> **EXERCISE AIM**: Set the lines down again exactly, first line through the line that contains "11.62, 5.64, 0];", with no pictures.

> **COLLECTED DATA**:
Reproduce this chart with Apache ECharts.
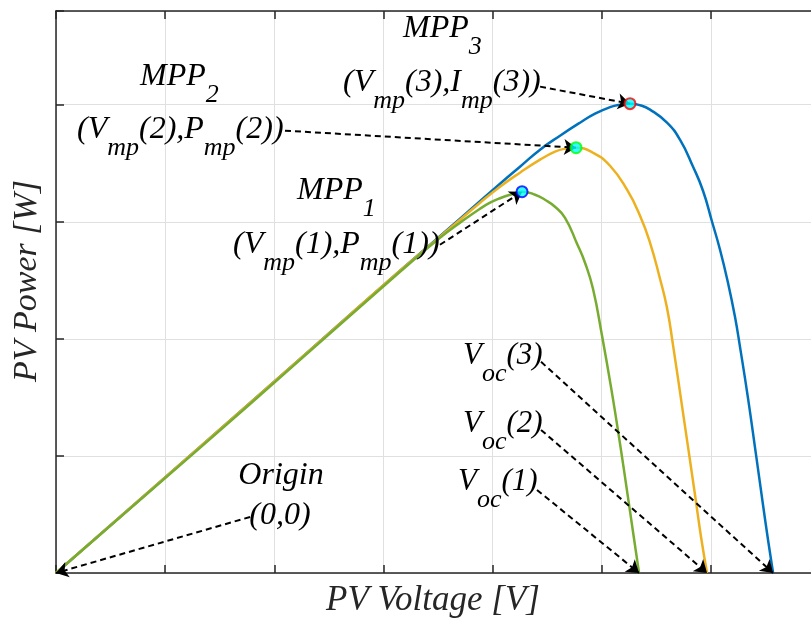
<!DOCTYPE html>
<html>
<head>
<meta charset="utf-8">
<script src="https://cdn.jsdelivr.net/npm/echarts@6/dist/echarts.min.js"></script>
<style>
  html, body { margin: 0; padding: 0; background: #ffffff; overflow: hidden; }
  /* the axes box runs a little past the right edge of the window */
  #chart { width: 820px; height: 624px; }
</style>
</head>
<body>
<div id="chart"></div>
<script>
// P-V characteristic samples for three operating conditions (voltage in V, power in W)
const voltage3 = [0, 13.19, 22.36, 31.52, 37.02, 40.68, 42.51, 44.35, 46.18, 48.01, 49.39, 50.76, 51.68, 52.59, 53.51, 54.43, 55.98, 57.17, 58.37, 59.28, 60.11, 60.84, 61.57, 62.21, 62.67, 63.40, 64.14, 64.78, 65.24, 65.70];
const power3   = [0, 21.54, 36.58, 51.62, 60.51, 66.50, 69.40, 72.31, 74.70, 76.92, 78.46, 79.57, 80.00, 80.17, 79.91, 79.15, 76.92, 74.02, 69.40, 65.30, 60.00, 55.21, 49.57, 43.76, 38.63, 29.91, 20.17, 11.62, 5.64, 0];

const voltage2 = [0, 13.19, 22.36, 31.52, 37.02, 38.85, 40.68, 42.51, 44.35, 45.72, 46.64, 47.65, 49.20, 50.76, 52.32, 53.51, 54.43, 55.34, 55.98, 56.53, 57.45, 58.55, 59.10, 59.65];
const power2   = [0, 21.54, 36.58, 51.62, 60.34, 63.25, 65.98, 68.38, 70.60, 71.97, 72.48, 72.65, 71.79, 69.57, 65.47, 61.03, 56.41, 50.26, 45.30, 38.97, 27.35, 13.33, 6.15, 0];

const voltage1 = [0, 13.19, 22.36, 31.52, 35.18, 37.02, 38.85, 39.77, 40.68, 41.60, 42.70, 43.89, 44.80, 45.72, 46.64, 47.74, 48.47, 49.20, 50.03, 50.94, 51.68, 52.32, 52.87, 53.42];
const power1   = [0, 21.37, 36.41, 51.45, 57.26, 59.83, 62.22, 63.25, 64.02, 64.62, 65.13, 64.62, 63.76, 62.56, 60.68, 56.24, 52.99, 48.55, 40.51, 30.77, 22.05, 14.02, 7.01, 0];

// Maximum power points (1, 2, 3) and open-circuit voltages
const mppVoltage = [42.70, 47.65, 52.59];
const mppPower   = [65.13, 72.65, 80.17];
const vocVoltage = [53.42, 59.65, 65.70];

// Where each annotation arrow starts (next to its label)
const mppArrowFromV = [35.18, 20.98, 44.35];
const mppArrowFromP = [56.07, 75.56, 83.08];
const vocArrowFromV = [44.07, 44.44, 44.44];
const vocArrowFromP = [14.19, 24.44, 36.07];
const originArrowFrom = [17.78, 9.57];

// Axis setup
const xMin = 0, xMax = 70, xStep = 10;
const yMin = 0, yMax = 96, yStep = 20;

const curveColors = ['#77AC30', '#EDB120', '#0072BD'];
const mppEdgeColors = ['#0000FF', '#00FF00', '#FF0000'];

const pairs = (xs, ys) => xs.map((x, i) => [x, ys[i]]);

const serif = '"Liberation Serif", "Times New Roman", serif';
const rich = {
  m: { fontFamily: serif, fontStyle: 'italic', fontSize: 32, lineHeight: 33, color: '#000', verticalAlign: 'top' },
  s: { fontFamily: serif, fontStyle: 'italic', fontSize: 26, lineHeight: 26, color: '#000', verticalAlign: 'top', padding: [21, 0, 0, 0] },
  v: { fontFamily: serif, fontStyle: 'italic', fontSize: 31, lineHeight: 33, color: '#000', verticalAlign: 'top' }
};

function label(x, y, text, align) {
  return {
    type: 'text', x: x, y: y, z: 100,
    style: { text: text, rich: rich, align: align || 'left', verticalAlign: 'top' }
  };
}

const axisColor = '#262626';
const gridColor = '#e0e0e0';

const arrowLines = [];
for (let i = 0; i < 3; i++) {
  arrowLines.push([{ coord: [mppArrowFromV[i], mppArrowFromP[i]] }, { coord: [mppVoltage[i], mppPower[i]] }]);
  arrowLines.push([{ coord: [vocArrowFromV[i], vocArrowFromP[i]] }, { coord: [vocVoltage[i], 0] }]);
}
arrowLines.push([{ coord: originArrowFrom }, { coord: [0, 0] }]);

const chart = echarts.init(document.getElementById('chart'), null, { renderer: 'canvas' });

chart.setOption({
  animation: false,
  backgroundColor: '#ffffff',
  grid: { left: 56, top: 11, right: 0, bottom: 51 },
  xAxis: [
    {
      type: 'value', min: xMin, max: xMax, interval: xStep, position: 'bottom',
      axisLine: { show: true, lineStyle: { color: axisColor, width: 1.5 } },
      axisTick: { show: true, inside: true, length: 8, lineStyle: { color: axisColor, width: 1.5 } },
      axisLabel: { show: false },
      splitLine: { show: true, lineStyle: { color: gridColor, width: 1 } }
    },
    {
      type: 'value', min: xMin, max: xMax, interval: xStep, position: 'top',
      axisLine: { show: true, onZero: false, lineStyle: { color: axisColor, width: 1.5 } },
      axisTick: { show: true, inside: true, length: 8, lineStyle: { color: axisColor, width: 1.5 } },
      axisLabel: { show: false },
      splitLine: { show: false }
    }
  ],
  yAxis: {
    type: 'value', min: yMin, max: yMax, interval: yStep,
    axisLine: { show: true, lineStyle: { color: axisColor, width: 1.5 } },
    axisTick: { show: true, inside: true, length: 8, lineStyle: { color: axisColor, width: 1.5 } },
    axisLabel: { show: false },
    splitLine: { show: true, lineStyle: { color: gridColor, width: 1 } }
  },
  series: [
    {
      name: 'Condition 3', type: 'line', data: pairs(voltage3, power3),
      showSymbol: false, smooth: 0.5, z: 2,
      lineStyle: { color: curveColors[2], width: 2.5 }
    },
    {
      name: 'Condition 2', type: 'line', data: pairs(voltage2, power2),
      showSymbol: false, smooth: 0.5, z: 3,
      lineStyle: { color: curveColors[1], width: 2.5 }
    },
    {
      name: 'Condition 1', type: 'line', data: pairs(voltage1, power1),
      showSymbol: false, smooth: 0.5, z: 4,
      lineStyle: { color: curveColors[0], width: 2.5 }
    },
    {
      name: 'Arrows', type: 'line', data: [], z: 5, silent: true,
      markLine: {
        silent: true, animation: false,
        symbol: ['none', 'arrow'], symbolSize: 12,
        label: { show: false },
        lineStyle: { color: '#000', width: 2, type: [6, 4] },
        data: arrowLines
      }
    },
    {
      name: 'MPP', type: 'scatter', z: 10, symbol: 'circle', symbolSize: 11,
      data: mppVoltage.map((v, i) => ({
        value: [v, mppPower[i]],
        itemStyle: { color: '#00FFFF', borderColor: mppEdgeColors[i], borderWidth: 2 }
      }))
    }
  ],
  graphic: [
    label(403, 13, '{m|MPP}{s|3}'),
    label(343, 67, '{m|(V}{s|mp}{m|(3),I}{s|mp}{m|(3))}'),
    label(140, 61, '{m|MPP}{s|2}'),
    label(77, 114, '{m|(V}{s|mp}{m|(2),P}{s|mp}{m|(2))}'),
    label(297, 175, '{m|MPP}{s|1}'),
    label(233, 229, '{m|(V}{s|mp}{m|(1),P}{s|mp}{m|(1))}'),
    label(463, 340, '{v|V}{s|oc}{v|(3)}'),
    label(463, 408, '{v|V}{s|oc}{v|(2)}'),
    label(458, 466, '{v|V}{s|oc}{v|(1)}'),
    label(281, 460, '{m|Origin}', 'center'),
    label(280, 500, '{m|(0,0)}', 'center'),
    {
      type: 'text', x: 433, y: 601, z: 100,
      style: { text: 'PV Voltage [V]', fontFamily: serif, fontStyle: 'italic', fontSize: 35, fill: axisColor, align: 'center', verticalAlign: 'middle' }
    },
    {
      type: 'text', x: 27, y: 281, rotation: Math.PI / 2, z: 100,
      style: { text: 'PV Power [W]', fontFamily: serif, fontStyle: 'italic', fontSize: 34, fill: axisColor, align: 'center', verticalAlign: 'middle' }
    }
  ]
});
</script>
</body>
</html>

> **ANSWER TO THE EXERCISE**:
Reproduce this chart with Apache ECharts.
<!DOCTYPE html>
<html>
<head>
<meta charset="utf-8">
<script src="https://cdn.jsdelivr.net/npm/echarts@6/dist/echarts.min.js"></script>
<style>
  html, body { margin: 0; padding: 0; background: #ffffff; overflow: hidden; }
  /* the axes box runs a little past the right edge of the window */
  #chart { width: 820px; height: 624px; }
</style>
</head>
<body>
<div id="chart"></div>
<script>
// P-V characteristic samples for three operating conditions (voltage in V, power in W)
const voltage3 = [0, 13.19, 22.36, 31.52, 37.02, 40.68, 42.51, 44.35, 46.18, 48.01, 49.39, 50.76, 51.68, 52.59, 53.51, 54.43, 55.98, 57.17, 58.37, 59.28, 60.11, 60.84, 61.57, 62.21, 62.67, 63.40, 64.14, 64.78, 65.24, 65.70];
const power3   = [0, 21.54, 36.58, 51.62, 60.51, 66.50, 69.40, 72.31, 74.70, 76.92, 78.46, 79.57, 80.00, 80.17, 79.91, 79.15, 76.92, 74.02, 69.40, 65.30, 60.00, 55.21, 49.57, 43.76, 38.63, 29.91, 20.17, 11.62, 5.64, 0];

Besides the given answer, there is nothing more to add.